WP3 aims to evaluate the cytotoxic, pro-inflammatory, genotoxic and mutagenic potential of different transport mode emissions in advanced and relevant mammalian lung tissue models exposed at Air-Liquid Interface (ALI). The WP specific objectives are: 1) determine the biological effects of UFPs from different transport modes and the importance of their physical properties (i.e. size, surface area, PNC) versus chemical composition, 2) distinguish effects of particle and gaseous phases, 3) unravel the toxicological effects of atmospheric aging on emission aerosols, and 4) compare in vitro and in vivo effects.

WP4: Effects in advanced tissue models of human secondary organs

In WP4 we will identify potential adverse effect beyond the lung, in relevant multiple secondary tissue models, and selected transport emission sources will be tested for lung-mediated indirect effects, including 3D liver microspheres, human inducible pluripotent stem cell (hiPSC) based brain models, human intestinal and bladder epithelial tissues, and primary human lymphocytes. To mimic real-life exposure scenarios, the secondary organ tissue models will either be grown in the chamber below the 3D lung tissues used in WP3 or exposed to conditioned medium from primary exposures of the 3D lung tissues in ALI. As in WP3, the main focus will be on KE relevant for the inflammatory and carcinogenic AO. Methods and readouts investigated in WP4 will be harmonized with WP3.

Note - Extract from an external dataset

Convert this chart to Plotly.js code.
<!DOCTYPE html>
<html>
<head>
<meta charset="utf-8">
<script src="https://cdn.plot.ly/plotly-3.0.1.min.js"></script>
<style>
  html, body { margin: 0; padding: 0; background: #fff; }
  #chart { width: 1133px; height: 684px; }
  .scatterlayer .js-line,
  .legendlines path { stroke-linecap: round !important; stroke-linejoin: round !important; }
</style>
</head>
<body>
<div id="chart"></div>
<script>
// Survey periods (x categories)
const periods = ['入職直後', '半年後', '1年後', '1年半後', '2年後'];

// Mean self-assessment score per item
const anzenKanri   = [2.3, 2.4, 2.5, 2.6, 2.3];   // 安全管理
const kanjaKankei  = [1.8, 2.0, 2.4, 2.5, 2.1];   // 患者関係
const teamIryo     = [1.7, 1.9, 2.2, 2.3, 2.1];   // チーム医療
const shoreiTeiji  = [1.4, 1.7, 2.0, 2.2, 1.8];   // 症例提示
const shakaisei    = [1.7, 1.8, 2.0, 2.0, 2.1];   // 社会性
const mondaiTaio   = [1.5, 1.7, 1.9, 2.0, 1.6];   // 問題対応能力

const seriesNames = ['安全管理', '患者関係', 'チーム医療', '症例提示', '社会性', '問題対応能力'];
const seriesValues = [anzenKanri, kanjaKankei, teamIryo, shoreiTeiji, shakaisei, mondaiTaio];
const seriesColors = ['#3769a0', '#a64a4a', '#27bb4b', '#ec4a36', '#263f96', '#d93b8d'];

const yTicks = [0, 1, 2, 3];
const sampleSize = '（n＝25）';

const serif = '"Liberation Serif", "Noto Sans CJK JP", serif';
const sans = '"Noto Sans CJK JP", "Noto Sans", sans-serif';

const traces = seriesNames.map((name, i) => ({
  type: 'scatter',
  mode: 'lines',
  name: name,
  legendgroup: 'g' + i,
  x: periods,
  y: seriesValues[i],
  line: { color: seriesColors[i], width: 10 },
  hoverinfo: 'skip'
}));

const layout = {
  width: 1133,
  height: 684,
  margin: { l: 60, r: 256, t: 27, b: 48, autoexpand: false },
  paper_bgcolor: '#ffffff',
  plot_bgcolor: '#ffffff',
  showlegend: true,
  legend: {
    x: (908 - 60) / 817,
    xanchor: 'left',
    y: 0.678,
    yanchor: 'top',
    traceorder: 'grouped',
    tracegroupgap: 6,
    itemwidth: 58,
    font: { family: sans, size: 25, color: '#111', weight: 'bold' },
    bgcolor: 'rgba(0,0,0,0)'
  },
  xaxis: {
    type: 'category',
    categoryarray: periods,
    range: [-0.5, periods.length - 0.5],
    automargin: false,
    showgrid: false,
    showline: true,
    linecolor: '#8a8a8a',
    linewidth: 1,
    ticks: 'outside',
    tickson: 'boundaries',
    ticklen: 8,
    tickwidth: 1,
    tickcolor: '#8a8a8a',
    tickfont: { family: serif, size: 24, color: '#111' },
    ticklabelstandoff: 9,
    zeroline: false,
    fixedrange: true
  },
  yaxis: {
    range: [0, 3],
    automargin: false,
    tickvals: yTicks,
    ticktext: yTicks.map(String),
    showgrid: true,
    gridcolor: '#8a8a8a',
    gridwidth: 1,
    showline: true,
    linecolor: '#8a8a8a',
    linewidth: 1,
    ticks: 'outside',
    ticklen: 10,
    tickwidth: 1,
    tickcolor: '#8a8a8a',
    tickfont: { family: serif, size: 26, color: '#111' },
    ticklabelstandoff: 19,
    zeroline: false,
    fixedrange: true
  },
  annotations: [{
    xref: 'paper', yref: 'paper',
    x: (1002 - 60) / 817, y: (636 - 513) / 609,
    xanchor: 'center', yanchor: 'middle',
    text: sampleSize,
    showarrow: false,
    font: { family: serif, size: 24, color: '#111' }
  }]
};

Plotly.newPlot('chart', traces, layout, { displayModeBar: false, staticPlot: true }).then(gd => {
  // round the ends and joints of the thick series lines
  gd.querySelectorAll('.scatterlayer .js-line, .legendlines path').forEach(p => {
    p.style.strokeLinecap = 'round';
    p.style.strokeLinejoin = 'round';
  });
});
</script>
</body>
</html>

WP5: In vivo validation of biological effects

The main purpose of WP5 is to validate the in vitro biological effects by in vivo animal exposures to selected transport mode emissions, and to assess sex-differences in responses.

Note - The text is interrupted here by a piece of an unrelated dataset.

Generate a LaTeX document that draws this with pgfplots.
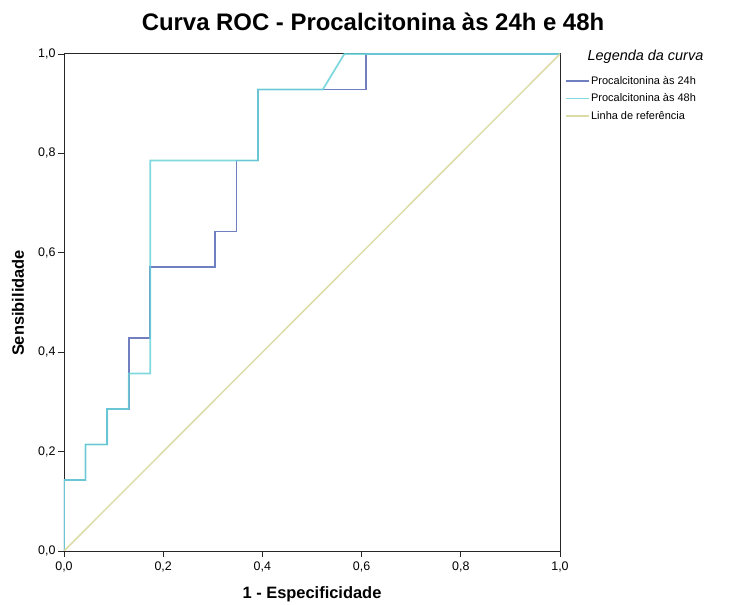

WP6: Data integration, analysis and testing – The “Trojan Horse” effect and impact of emission characteristics on toxicity

WP6 will determine if and how variability in biological effects of different transport mode emissions is affected by physicochemical characteristics, including size, chemical composition and morphology, by analysing the data obtained through WP2-5, to identify the potential key drivers of adverse effects. Furthermore, we will test these predictions by use of model aerosols, and examine the combined effects of the various components of exhaust gases and deliver facts about the "Trojan Horse" effects.

WP7: Health impact assessment, strategy and policy

WP7 will create a framework for comparative health risk characterization for UFPs from various transportation sources by using knowledge from in vitro toxicological data. Specifically, WP7 will contribute to the following: 1) Bridge in vitro toxicology to human risk characterisation by using the intake-DALY method. 2) Describe aerosol size dependent factors in population exposure and uptake of traffic UFPs. 3) Estimate human health impacts of UFPs of different composition. 4) Develop policy recommendations for using the most health relevant exposure metric and controlling most harmful UFPs.

WP8: Communication, dissemination and exploitation

The objectives of WP 8 are to 1) developing and implementing a communication, dissemination and exploitation strategy of the results, 2) establishing a plan to communicate the project’s results to various stakeholders including academic, political, industrial, and societal audiences, 3) exploiting the project knowledge and results, and 4) coordinating training activities.

WP9: Ethics requirements

WP 9 sets out the 'ethics requirements' that the project must comply with. The relevant ethics requirement for ULTRHAS is Human Requirement No. 1 and the procedures and criteria used to identify/recruit research participants.